***** SUPPLIED INFORMATION

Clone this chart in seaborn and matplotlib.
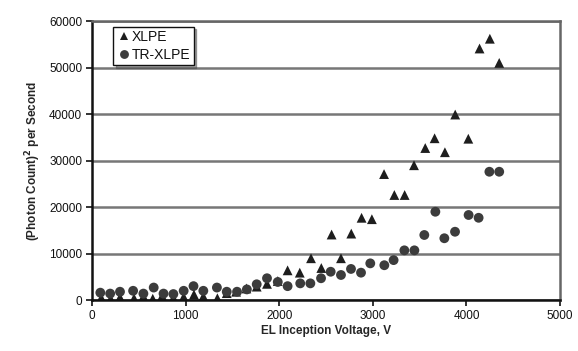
import matplotlib
matplotlib.use("Agg")
import matplotlib.pyplot as plt
import seaborn as sns
import pandas as pd

# ---- data ----
xlpe_v = [100, 200, 300, 450, 550, 650, 750, 870, 980, 1090, 1190, 1340, 1440,
          1540, 1650, 1760, 1870, 1985, 2090, 2220, 2340, 2450, 2560, 2660,
          2770, 2880, 2990, 3120, 3230, 3340, 3440, 3560, 3660, 3770, 3880,
          4020, 4140, 4250, 4350]
xlpe_y = [500, 300, 600, 400, 800, 300, 900, 500, 700, 1200, 800, 400, 1500,
          1800, 2500, 2900, 3500, 4100, 6400, 5900, 9000, 6900, 14100, 9000,
          14300, 17700, 17400, 27100, 22600, 22600, 29000, 32700, 34800, 31800,
          39900, 34700, 54100, 56200, 51000]

tr_v = [90, 195, 300, 440, 550, 660, 765, 870, 980, 1085, 1190, 1335, 1440,
        1550, 1655, 1760, 1870, 1985, 2090, 2225, 2333, 2447, 2550, 2660, 2767,
        2874, 2973, 3123, 3222, 3337, 3444, 3550, 3668, 3764, 3878, 4023, 4130,
        4245, 4350]
tr_y = [1600, 1400, 1800, 2000, 1400, 2700, 1400, 1300, 2000, 3000, 2000, 2700,
        1800, 1800, 2300, 3400, 4700, 3900, 3000, 3600, 3600, 4700, 6100, 5400,
        6700, 5900, 7900, 7500, 8600, 10700, 10700, 14000, 19000, 13300, 14700,
        18300, 17700, 27600, 27600]

series_names = ["XLPE", "TR-XLPE"]
x_ticks = [0, 1000, 2000, 3000, 4000, 5000]
y_ticks = [0, 10000, 20000, 30000, 40000, 50000, 60000]

df = pd.DataFrame({
    "Voltage": xlpe_v + tr_v,
    "Value": xlpe_y + tr_y,
    "Material": [series_names[0]] * len(xlpe_v) + [series_names[1]] * len(tr_v),
})

sns.set_theme(style="white")
plt.rcParams["font.family"] = ["Liberation Sans", "DejaVu Sans"]

fig = plt.figure(figsize=(5.78, 3.51), dpi=100)
ax = fig.add_axes([0.159, 0.145, 0.81, 0.795])

sns.scatterplot(
    data=df, x="Voltage", y="Value", hue="Material", style="Material",
    markers={"XLPE": "^", "TR-XLPE": "o"},
    palette={"XLPE": "#1e1e1e", "TR-XLPE": "#3c3c3c"},
    s=50, linewidth=0, ax=ax, legend=True,
)

ax.set_xlim(0, 5000)
ax.set_ylim(0, 60000)
ax.set_xticks(x_ticks)
ax.set_yticks(y_ticks)
ax.set_xticklabels([str(t) for t in x_ticks], fontsize=8.5)
ax.set_yticklabels([str(t) for t in y_ticks], fontsize=8.5)

ax.yaxis.grid(True, color="#777777", linewidth=1.8)
ax.xaxis.grid(False)
ax.set_axisbelow(True)

for side in ["left", "bottom"]:
    ax.spines[side].set_color("#111111")
    ax.spines[side].set_linewidth(1.8)
for side in ["top", "right"]:
    ax.spines[side].set_visible(True)
    ax.spines[side].set_color("#666666")
    ax.spines[side].set_linewidth(1.8)

ax.tick_params(axis="both", direction="out", length=4, width=1.2,
               color="#111111", pad=3, labelcolor="#111111")
ax.tick_params(axis="both", which="both", left=True, bottom=True)

ax.set_xlabel("EL Inception Voltage, V", fontsize=8.5, fontweight="bold",
              labelpad=2)
ax.set_ylabel("(Photon Count)$^\\mathbf{2}$ per Second", fontsize=8.5,
              fontweight="bold", labelpad=4)

leg = ax.legend(loc="upper left", bbox_to_anchor=(0.04, 0.99), frameon=True,
                fancybox=False, shadow=True, fontsize=10, handletextpad=0.05,
                borderpad=0.25, labelspacing=0.25, handlelength=1.0,
                borderaxespad=0.2, title=None, markerscale=0.9)
leg.get_frame().set_edgecolor("#111111")
leg.get_frame().set_linewidth(1.0)
for t in leg.get_texts():
    t.set_color("#111111")

fig.savefig("out.png", dpi=100)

**********

DIRECTIVE:
Leave out the pictures and restate, word for word, the lines from the top of the data through the line containing "39900, 34700, 54100, 56200, 51000]", both included.

ANSWER BELOW:
Clone this chart in seaborn and matplotlib.
import matplotlib
matplotlib.use("Agg")
import matplotlib.pyplot as plt
import seaborn as sns
import pandas as pd

# ---- data ----
xlpe_v = [100, 200, 300, 450, 550, 650, 750, 870, 980, 1090, 1190, 1340, 1440,
          1540, 1650, 1760, 1870, 1985, 2090, 2220, 2340, 2450, 2560, 2660,
          2770, 2880, 2990, 3120, 3230, 3340, 3440, 3560, 3660, 3770, 3880,
          4020, 4140, 4250, 4350]
xlpe_y = [500, 300, 600, 400, 800, 300, 900, 500, 700, 1200, 800, 400, 1500,
          1800, 2500, 2900, 3500, 4100, 6400, 5900, 9000, 6900, 14100, 9000,
          14300, 17700, 17400, 27100, 22600, 22600, 29000, 32700, 34800, 31800,
          39900, 34700, 54100, 56200, 51000]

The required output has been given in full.